Show me a Democrat as bad as Trump.

There have certainly been instances where LaRouchians have nabbed the Democratic nomination in uncontested seats at lower rungs of government and been rebuffed by the party membership including in at least one case endorsement of the Republican challenger. But by and large - and this is a rather key point - Democrats generally don’t nominate people that terrible for election to high office. Your argument is predicated on the assumption that “both sides do it”. But both sides don’t. Sure, the odd loon gets through (I’m looking at you, Alvin Greene) but where are the left-wing Trumps we’re supposedly ignoring?

And it’s not like the Dems don’t clean house. Where is John Edwards these days? Why did Eliot Spitzer lose his job but Mark Sanford was welcomed back with open arms?

So the chain of logic goes “Bernie Sanders likes socialism, socialist is a form of Marxism, Stalin was a Marxist, Stalin killed millions, therefore Bernie Sanders endorses the murder of millions”? Have I got that right? Did that make sense in your head?

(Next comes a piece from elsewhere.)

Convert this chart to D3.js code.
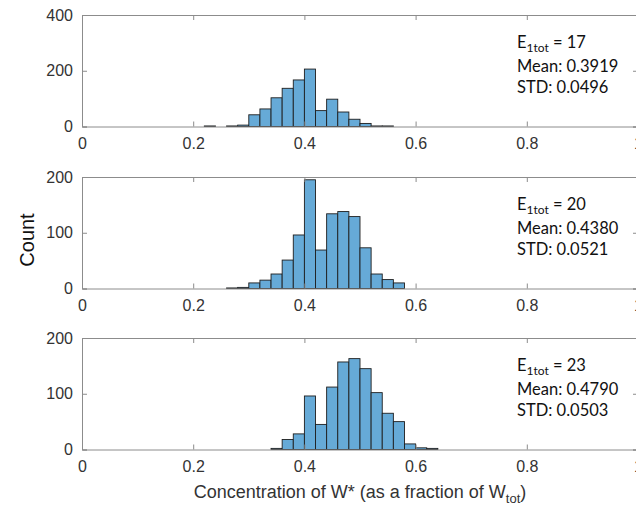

By that argument, the right has “tolerated and even accepted” Nazis and other white nationalist groups as well as various armed militia and a wide assortment of right-wing US terrorist groups. Is that the syllogism you want to make? Because if you want to compare the left’s “acceptance” of a bunch of ineffectual and deluded idiots running the Communist Party of the USA and the right’s acceptance of actual FBI-identified terrorist groups and individuals who are considered a greater threat than radical Islam and have murdered far more Americans in the last 30 years than their left-wing equivalents, we can certainly discuss that.

If you meant to say “You didn’t buy into the dishonest right-wing propaganda about Obama”, you’d be correct.